“Yaşamımda ilk kez kalabalık korkusunun ne demek olduğunu iliklerime kadar hissedip tattım. Deniz korkusu gibi bir şeydi bu. O yoksul ve perişan kalabalık, birbirini kesen sokaklar, birbirine binen ara yollar, kavşaklar ve dalgalar beni her an yutmak için ufak bir fırsatı bekliyordu.” diyor Jack London bir kitabında. (Uçurum İnsanları, Engin Yayıncılık)

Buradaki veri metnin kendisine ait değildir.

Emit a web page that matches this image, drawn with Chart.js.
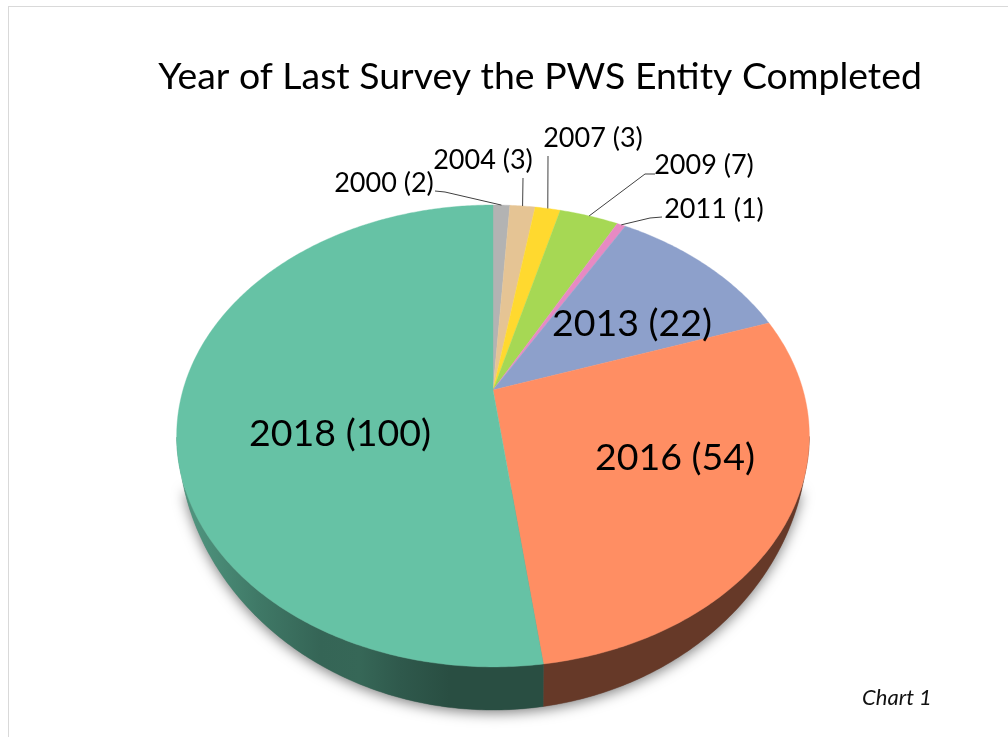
<!DOCTYPE html>
<html>
<head>
<meta charset="utf-8">
<style>
html,body{margin:0;padding:0;background:#fff;overflow:hidden}
#frame{position:absolute;left:8px;top:6px;right:0;bottom:-2px;border-left:1px solid #d9d9d9;border-top:1px solid #d9d9d9}
canvas{position:absolute;left:0;top:0}
</style>
<script src="https://cdn.jsdelivr.net/npm/chart.js@4"></script>
</head>
<body>
<div id="frame"></div>
<canvas id="c" width="1008" height="737"></canvas>
<script>
const categories = ['2000','2004','2007','2009','2011','2013','2016','2018'];
const counts = [2,3,3,7,1,22,54,100];
const sliceColors = ['#b3b3b3','#e5c494','#ffd92f','#a6d854','#e78ac3','#8da0cb','#ff8e63','#66c2a5'];
const titleText = 'Year of Last Survey the PWS Entity Completed';
const noteText = 'Chart 1';

// Label anchors: centre x, baseline y, font px; optional leader polyline start
const labelStyle = [
  {x:384,y:192,size:27,leader:[[435,191],[445,192]]},
  {x:483,y:169,size:27,leader:[[523,178]]},
  {x:593,y:147,size:27,leader:[[548,156]]},
  {x:704,y:174,size:27,leader:[[655,174],[645,174]]},
  {x:714,y:218,size:27,leader:[[662,217],[650,218]]},
  {x:632,y:336,size:37.5},
  {x:675,y:470,size:37.5},
  {x:340,y:446,size:37.5}
];

// Perspective tilt of the disc
const tilt = {cx:493, k:310, c:0.199, y0:390, a:144.2};
const baseRim = {cy:435, rx:315, ry:275, rimCut:436};
const wallShade = [[195,.76],[260,.62],[320,.52],[360,.53],[400,.46],[450,.40],[1008,.40]];

function project(u,v){
  const d = 1 + tilt.c*v;
  return {x: tilt.cx + tilt.k*u/d, y: (tilt.y0 - tilt.a*v)/d};
}
function rimPoint(angle){
  return project(Math.cos(angle), -Math.sin(angle));
}
function baseY(x){
  const t = (x-tilt.cx)/baseRim.rx;
  return baseRim.cy + baseRim.ry*Math.sqrt(Math.max(0,1-t*t));
}
function rgb(hex){
  const n = parseInt(hex.slice(1),16);
  return [(n>>16)&255,(n>>8)&255,n&255];
}
function sliceSamples(el){
  const n = Math.max(2,Math.ceil((el.endAngle-el.startAngle)/0.01));
  const pts=[];
  for(let i=0;i<=n;i++) pts.push(rimPoint(el.startAngle+(el.endAngle-el.startAngle)*i/n));
  return pts;
}

// Draw each arc element on the tilted disc, using the angles the library computed
Chart.ArcElement.prototype.draw = function(ctx){
  const pts = sliceSamples(this);
  const apex = project(0,0);
  ctx.save();
  ctx.beginPath();
  ctx.moveTo(apex.x,apex.y);
  pts.forEach(p=>ctx.lineTo(p.x,p.y));
  ctx.closePath();
  ctx.fillStyle = this.options.backgroundColor;
  ctx.strokeStyle = this.options.backgroundColor;
  ctx.lineWidth = 0.4;
  ctx.fill();
  ctx.stroke();
  ctx.restore();
};

const pie3d = {
  id:'pie3d',
  beforeDatasetsDraw(chart){
    const ctx = chart.ctx;
    const els = chart.getDatasetMeta(0).data;
    // soft shadow below the disc
    ctx.save();
    ctx.shadowColor = 'rgba(0,0,0,0.5)';
    ctx.shadowBlur = 13;
    ctx.shadowOffsetY = 3;
    ctx.fillStyle = '#777';
    ctx.beginPath();
    ctx.ellipse(tilt.cx,baseRim.cy,baseRim.rx,baseRim.ry,0,0.2,Math.PI-0.2);
    ctx.closePath();
    ctx.fill();
    ctx.restore();
    // side walls
    els.forEach((el,i)=>{
      const top = sliceSamples(el).filter(p=>p.y>=baseRim.rimCut);
      if(top.length<2) return;
      const base = rgb(sliceColors[i]);
      const g = ctx.createLinearGradient(0,0,1008,0);
      wallShade.forEach(([x,f])=>{
        g.addColorStop(x/1008,`rgb(${base.map(c=>Math.round(c*f)).join(',')})`);
      });
      ctx.beginPath();
      top.forEach((p,k)=>k?ctx.lineTo(p.x,p.y):ctx.moveTo(p.x,p.y));
      for(let k=top.length-1;k>=0;k--){
        const x = top[k].x + (tilt.cx-top[k].x)*0.006;
        ctx.lineTo(x,Math.max(baseY(x),top[k].y));
      }
      ctx.closePath();
      ctx.fillStyle = g;
      ctx.strokeStyle = g;
      ctx.lineWidth = 0.4;
      ctx.fill();
      ctx.stroke();
    });
  },
  afterDatasetsDraw(chart){
    const ctx = chart.ctx;
    const els = chart.getDatasetMeta(0).data;
    ctx.save();
    els.forEach((el,i)=>{
      const s = labelStyle[i];
      if(s.leader){
        const end = rimPoint((el.startAngle+el.endAngle)/2);
        ctx.beginPath();
        s.leader.forEach((p,k)=>k?ctx.lineTo(p[0],p[1]):ctx.moveTo(p[0],p[1]));
        ctx.lineTo(end.x,end.y);
        ctx.strokeStyle = '#404040';
        ctx.lineWidth = 1;
        ctx.stroke();
      }
      ctx.font = `${s.size}px Lato`;
      ctx.fillStyle = '#000';
      ctx.textAlign = 'center';
      ctx.textBaseline = 'alphabetic';
      ctx.fillText(`${categories[i]} (${counts[i]})`,s.x,s.y);
    });
    ctx.font = 'italic 22px Lato';
    ctx.textAlign = 'left';
    ctx.fillStyle = '#111';
    ctx.fillText(noteText,862,705);
    ctx.restore();
  }
};

new Chart(document.getElementById('c'),{
  type:'pie',
  data:{labels:categories,datasets:[{data:counts,backgroundColor:sliceColors,borderWidth:0}]},
  options:{
    responsive:false,
    animation:false,
    layout:{padding:{left:72,top:54}},
    plugins:{
      legend:{display:false},
      tooltip:{enabled:false},
      title:{display:true,text:titleText,color:'#000',padding:0,font:{family:'Lato',size:37.4,weight:'normal'}}
    }
  },
  plugins:[pie3d]
});
</script>
</body>
</html>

Ali Ural, “kalabalığın dişlerinden” söz eder. Öğütülüp, sindirilmekten, vahşetten. “Korkunçtur kalabalığın dişleri çıktığında. Kâh yağma uçurumlarından seslenir, kâh linç. Bir kez kalabalık olmasın insan. Eli, ayağı, gözü diş kesilir. Arkasına düşecekken aklın, akıllara ziyan verir arkasına düşürüp. Solon’a, “Her biriniz bir tilkinin izinden yürürsünüz, ama bir araya geldiniz mi kafanız çalışmaz,” dedirtir. Olympia’dan dönen Diyojen’e “Kalabalık var mıydı?” sorusu sordurup, “Kalabalık çoktu ama insan azdı cevabını verdirtir.” (Ejderha ve Kelebek, Şule yayınları)
…
Dünyada, bizi endişelendiren, ürküten şeylerin; sadece çağdaş ölçüye göre “şekilsiz”, çapaçul yoksul gürûh, yani insan sayıları olması gerekmiyor.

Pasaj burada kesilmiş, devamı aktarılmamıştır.